Где бы Шмелев ни работал он всегда писал о России, для русского народа, в духовную силу которого верил безмерно.

"Среди зарубежных русских писателей Иван Сергеевич Шмелев самый русский, - говорил о нем Константин Бальмонт, - ни на минуту в своем душевном горении он не перестает думать о России и мучиться ее несчастьями".

...Какое волнующее и торжественное слово - "возвращение"! Нередко люди возвращаются после долгого отсутствия домой - к семье, близким. Или в родные места - туда, где прошло их детство и юность, где покоятся их предки, где их помнят и любят.

Почти все русские эмигранты буквально до конца своей жизни не могли смириться с тем, что они уехали из России навсегда. Они верили, что обязательно вернутся на Родину.

Такой посмертной судьбы удостоился Иван Сергеевич Шмелев.

В начале 1990-х его книги, большая часть которых, написанных в изгнании, были известны на Родине лишь единицам, окончательно вернулись в Россию. Но сейчас они стали неотъемлемой частью духовного возрождения нашего общества.

А 30 мая 2000 года, спустя полвека после кончины во Франции, останки Шмелева упокоились, как и его предки, в родной московской земле.
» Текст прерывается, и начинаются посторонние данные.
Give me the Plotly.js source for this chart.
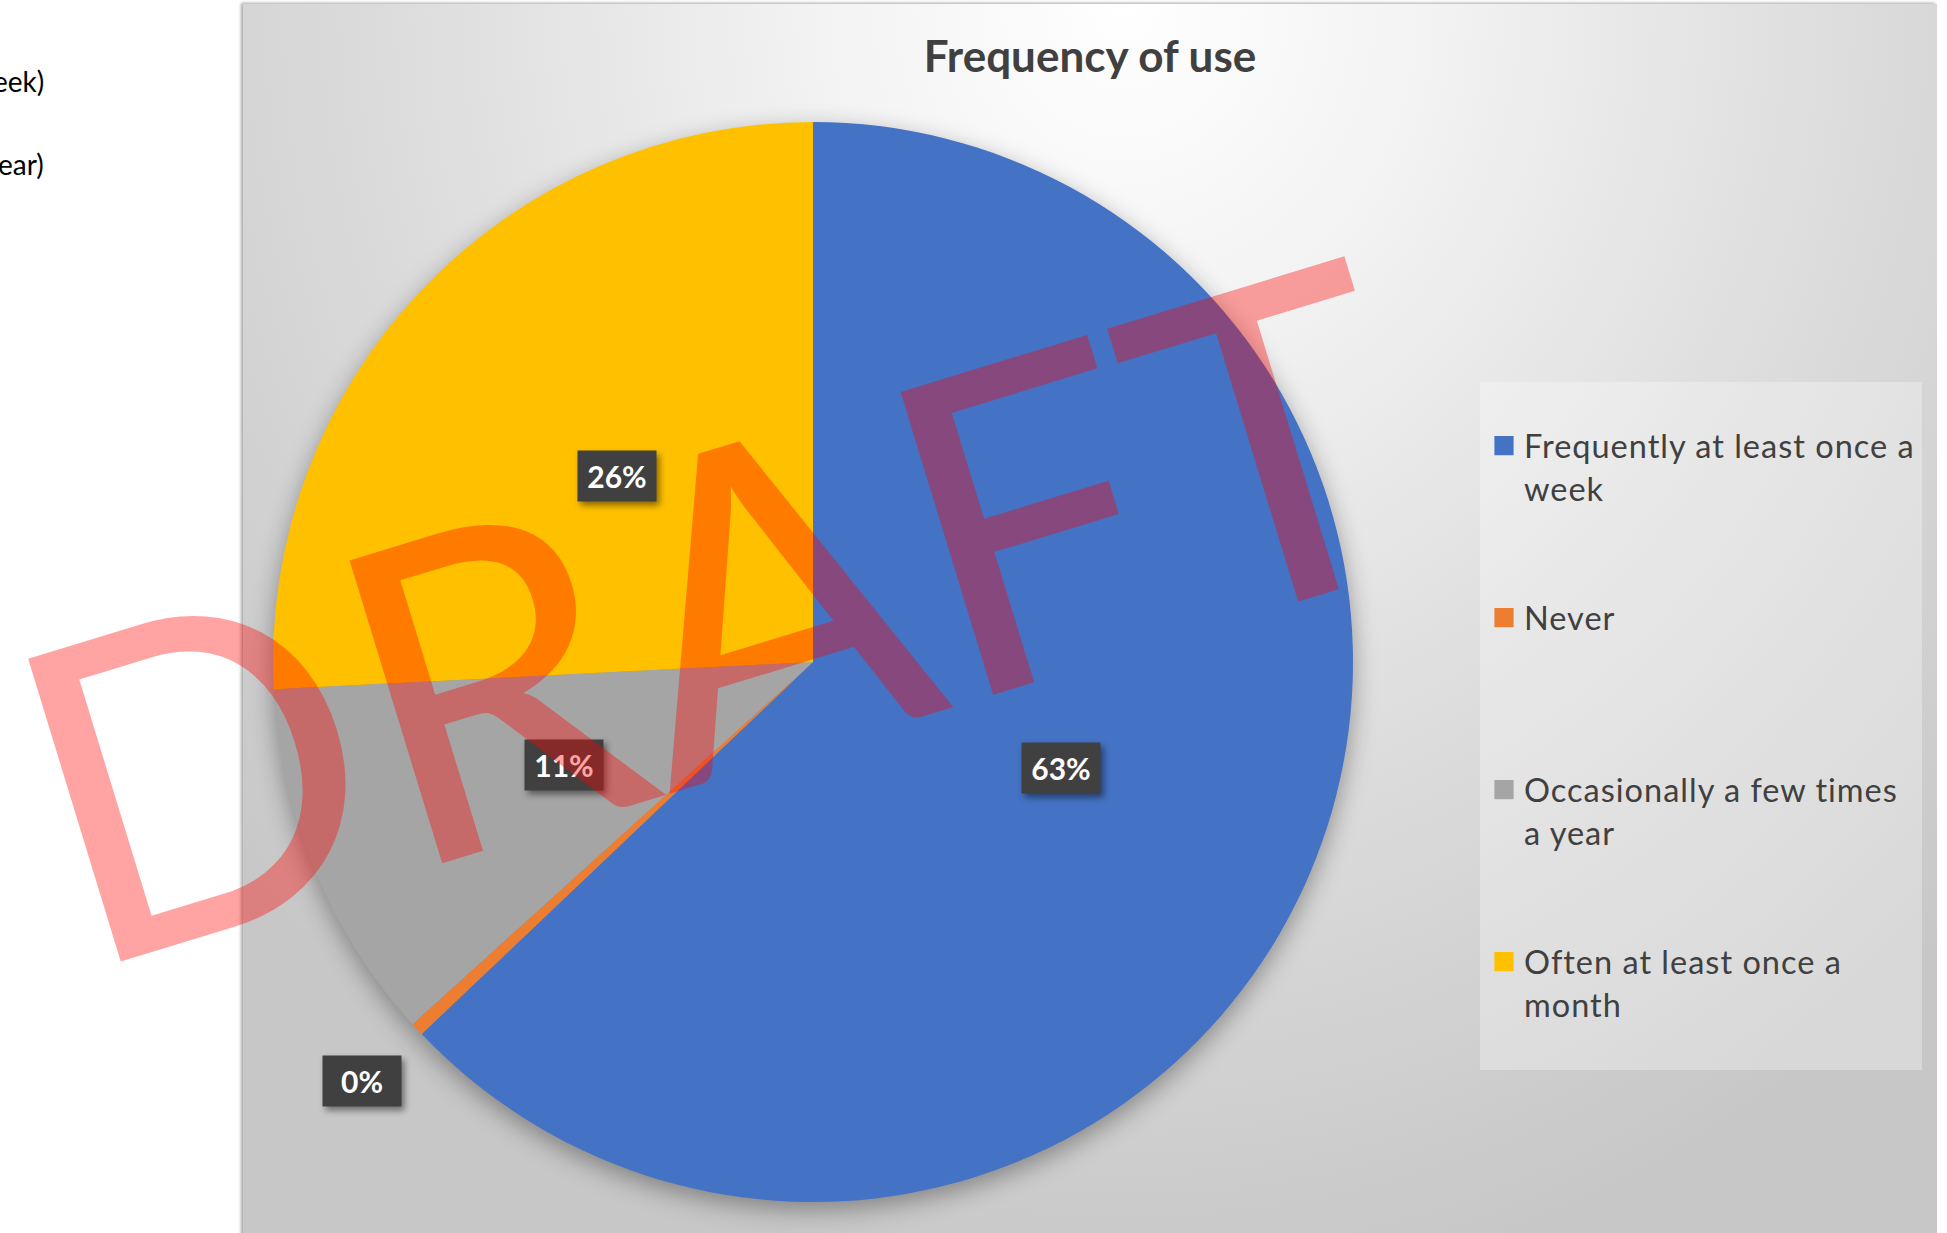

Во исполнение последней воли Ивана Сергеевича в некрополе Донского монастыря состоялось перезахоронение с кладбища в Сент-Женевьев-де-Буа под Парижем праха писателя и его супруги Ольги Александровны.

Как сказал Святейший Патриарх Московский и всея Руси Алексий П в своем Слове после панихиды, совершенной им в Большом соборе монастыря, "настало время, когда мы можем воздать должное этому прекрасному человеку, православному писателю и истинному русскому патриоту; прежде казалось, что это время никогда не наступит".
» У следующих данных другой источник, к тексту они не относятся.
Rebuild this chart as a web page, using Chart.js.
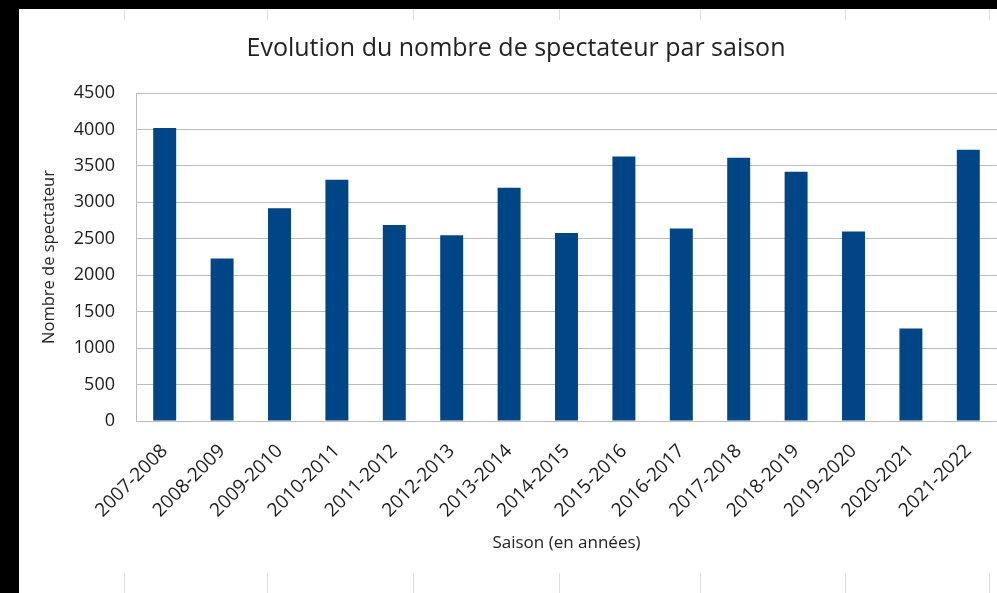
<!DOCTYPE html>
<html>
<head>
<meta charset="utf-8">
<script src="https://cdn.jsdelivr.net/npm/chart.js@4"></script>
<style>
  html, body { margin: 0; padding: 0; background: #000; }
  #wrap { position: absolute; left: 19px; top: 9px; width: 978px; height: 584px; background: #fff; }
</style>
</head>
<body>
<div id="wrap"><canvas id="graphique"></canvas></div>
<script>
const saisons = ['2007-2008', '2008-2009', '2009-2010', '2010-2011', '2011-2012', '2012-2013', '2013-2014',
    '2014-2015', '2015-2016', '2016-2017', '2017-2018', '2018-2019', '2019-2020', '2020-2021', '2021-2022']
const spectateurs = [4020, 2230, 2920, 3310, 2690, 2550, 3200, 2580, 3630, 2640, 3610, 3420, 2600, 1270, 3720]
const yMax = 4500
const yPas = 500

const police = 'Open Sans'
const gris = '#bcbcbc'

// petits traits du tableur visibles en haut et en bas de la capture
const traitsTableur = {
    id: 'traitsTableur',
    afterDraw(chart) {
        const c = chart.ctx
        c.save()
        c.strokeStyle = '#dcdcdc'
        c.lineWidth = 1
        ;[105, 248, 394, 540, 681, 826, 970].forEach(x => {
            c.beginPath()
            c.moveTo(x + 0.5, 0)
            c.lineTo(x + 0.5, 11)
            c.moveTo(x + 0.5, 564)
            c.lineTo(x + 0.5, 584)
            c.stroke()
        })
        c.restore()
    }
}

const ctx = document.getElementById('graphique')

const graphique = new Chart(ctx, {
    type: 'bar',
    data: {
        labels: saisons,
        datasets: [{
            label: 'Nombre de spectateur',
            data: spectateurs,
            backgroundColor: '#004586',
            borderWidth: 0,
            barPercentage: 0.4,
            categoryPercentage: 1.0
        }]
    },
    options: {
        responsive: true,
        maintainAspectRatio: false,
        animation: false,
        layout: { padding: { left: 16, right: 0, top: 0, bottom: 0 } },
        plugins: {
            legend: { display: false },
            tooltip: { enabled: false },
            title: {
                display: true,
                text: 'Evolution du nombre de spectateur par saison',
                color: '#222',
                font: { family: police, size: 25, weight: 'normal' },
                padding: { top: 25, bottom: 29 }
            }
        },
        scales: {
            x: {
                grid: { display: false, drawTicks: false, tickLength: 0 },
                border: { display: true, color: gris },
                ticks: {
                    color: '#1a1a1a',
                    font: { family: police, size: 19 },
                    minRotation: 45,
                    maxRotation: 45,
                    padding: 19,
                    autoSkip: false
                },
                title: {
                    display: true,
                    text: 'Saison (en années)',
                    color: '#222',
                    font: { family: police, size: 17 },
                    padding: { top: 0, bottom: 40 }
                },
                afterFit: scale => {
                    scale.height = 172
                    scale.paddingLeft = 0
                    scale.paddingRight = 0
                }
            },
            y: {
                min: 0,
                max: yMax,
                grid: { color: gris, drawTicks: false, tickLength: 0 },
                border: { display: true, color: gris },
                ticks: {
                    stepSize: yPas,
                    color: '#1a1a1a',
                    font: { family: police, size: 18 },
                    padding: 21,
                    callback: v => String(v)
                },
                title: {
                    display: true,
                    text: 'Nombre de spectateur',
                    color: '#222',
                    font: { family: police, size: 16.5 },
                    padding: { top: 4, bottom: 0 }
                },
                afterFit: scale => { scale.width = 101 }
            }
        }
    },
    plugins: [traitsTableur]
})
</script>
</body>
</html>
Удивительно, как удалось Ивану Сергеевичу предвидеть то ощущение, которое возникло, когда в Донском монастыре, неподалеку от подлинных барельефов Храма Христа Спасителя, предавали земле его останки! Ведь именно Шмелев так проникновенно написал в самых последних строках своего "Лета Господня":

"Я смотрю, крещусь. Улица черна народом... Я знаю: это последнее прощанье, прощанье со всем, что было... Гроб держат на холстинных полотенцах. Много серебряных священников. Поют невидимые певчие...Ве-э-эчна-а-я-а па-а-а......а-а-ать...".

В Дни памяти, посвященные 50-летию со дня кончины Шмелева, в его родном Замоскворечье - рядом с Государственной Третьяковской галереей и Государственной педагогической библиотекой имени Ушинского - был установлен бюст писателя. Он выполнен на основе единственного прижизненного скульптурного портрета Ивана Сергеевича незадолго до его кончины известным в Русском Зарубежье скульптором Лидией Лузановской, дружившей с семьей писателя.

Символично, что взгляд пожилого, измученного страданиями и болезнями человека, обращен в сторону библиотеки. В этом здании - бывшей усадьбе Демидовых - в конце Х1Х-начале ХХ века помещалась 6-я мужская гимназия, где учился будущий писатель.

Шмелев смотрит в прошлое - в свое детство и юность. А книги его устремлены в будущее.

Наша настрадавшаяся, как и ее великий сын, Родина все шире использует наследие Шмелева в духовном, нравственном воспитании своих юных граждан.

Сегодня, когда православие возвращается в школы России, произведения писателя должны занять в программе по литературе одно из почетных мест.

Ныне мы стали более просветленными. У нас никто не может украсть нашу православную веру, нашу культуру. Это особое богатство - некрадомое. Книги Ивана Сергеевича Шмелева как раз и относятся к этому разряду - некрадомых богатств.

Но почитатели его таланта ждут большего - скорейшей публикации материалов архива писателя, переданного Российскому фонду культуры из Франции Ивом Жантийомом - Кутыриным. Сейчас этот архив изучают наши ученые.

В России пока, увы, нет музея Шмелева, который мог бы стать центром пропаганды наследия Ивана Сергеевича. Лучшего адреса для него, чем квартира в доме номер семь в уютном замоскворецком дворике на Малой Полянке, не найти. На этом доме установлена мемориальная доска с барельефом работы Лидии Лузановской.

Пусть это последнее пристанище семьи Шмелевых на Родине станет символом окончательного возвращения к нам великого писателя-патриота.